The clash between HP’s polite, slow-moving bureaucracy and Autonomy’s in-your-face sales culture could not have been starker. Lynch also chafed at his new, subordinate position, according to the sources. He routinely shut HP management out of key decisions and - true to his company’s name - resisted full integration with HP. He complained constantly about red tape.
After he was forced out in May of this year, Lynch returned to HP in June to discuss severance. But he found himself on the receiving end of a barrage of questions about Autonomy’s accounting, sources briefed on the investigation told Reuters.
HP General Counsel John Schultz quizzed Lynch specifically on a range of accounting items, including at least three sales deals from a couple of years before, one of the sources said.

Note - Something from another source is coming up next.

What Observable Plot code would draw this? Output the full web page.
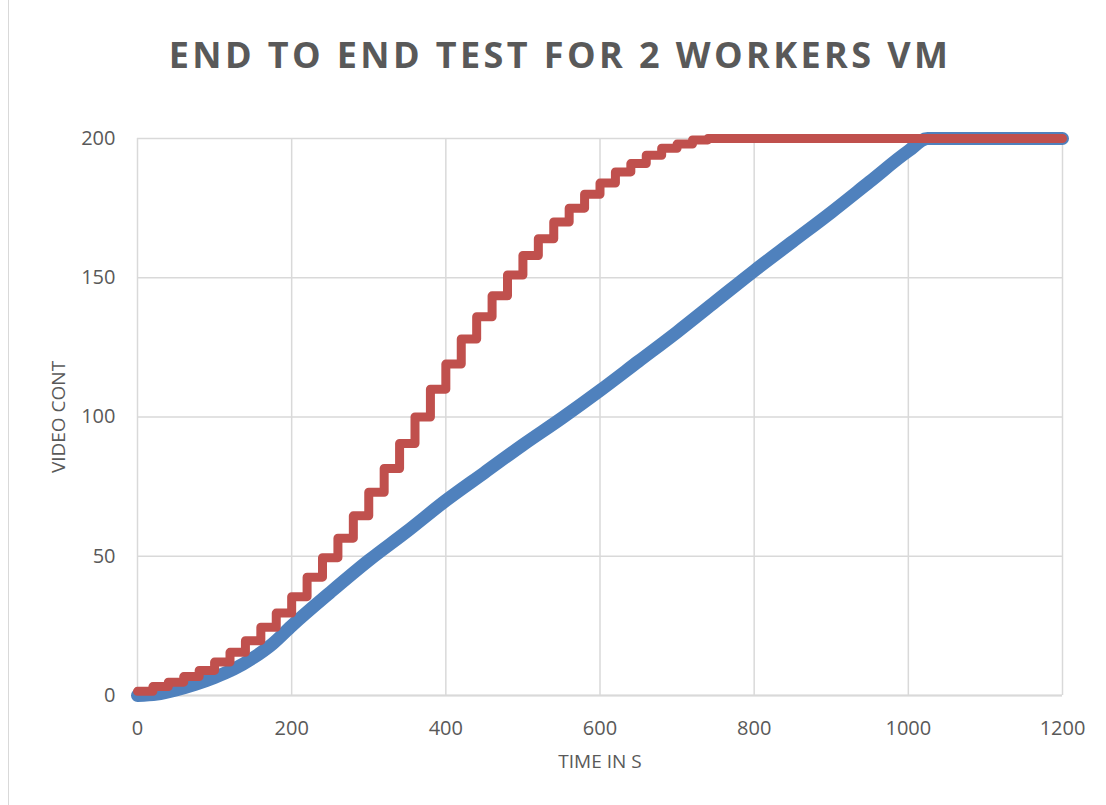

Lynch’s reply to most questions was that Deloitte, its auditor, signed off on various items, or he could not remember specifics.
“If there were no problems, he could have explained it,” one of the sources said. “He simply refused to have the conversation.”
But Lynch was caught unaware: Hence he did not have information about those deals at hand, said a source familiar with his version of events. Lynch’s spokeswoman said that the allegations HP made last week “were not put to him in June.”
The legal struggle has only just begun. HP has handed documents over to the U.S. Securities and Exchange Commission and the UK Serious Fraud Office, and the U.S. Department of Justice is also involved, a source told Reuters last week.
HP also on Tuesday threatened legal action against parties involved, though stopped short of naming targets. HP has challenged Lynch to answer questions under penalty of perjury.
“He ran this company like a small private company, he was involved in all facets of the company, he was extremely hands on,” said a source close to the matter who knew the former Autonomy CEO. “For Lynch not to know about this, if it is truly happening, would be far-fetched.”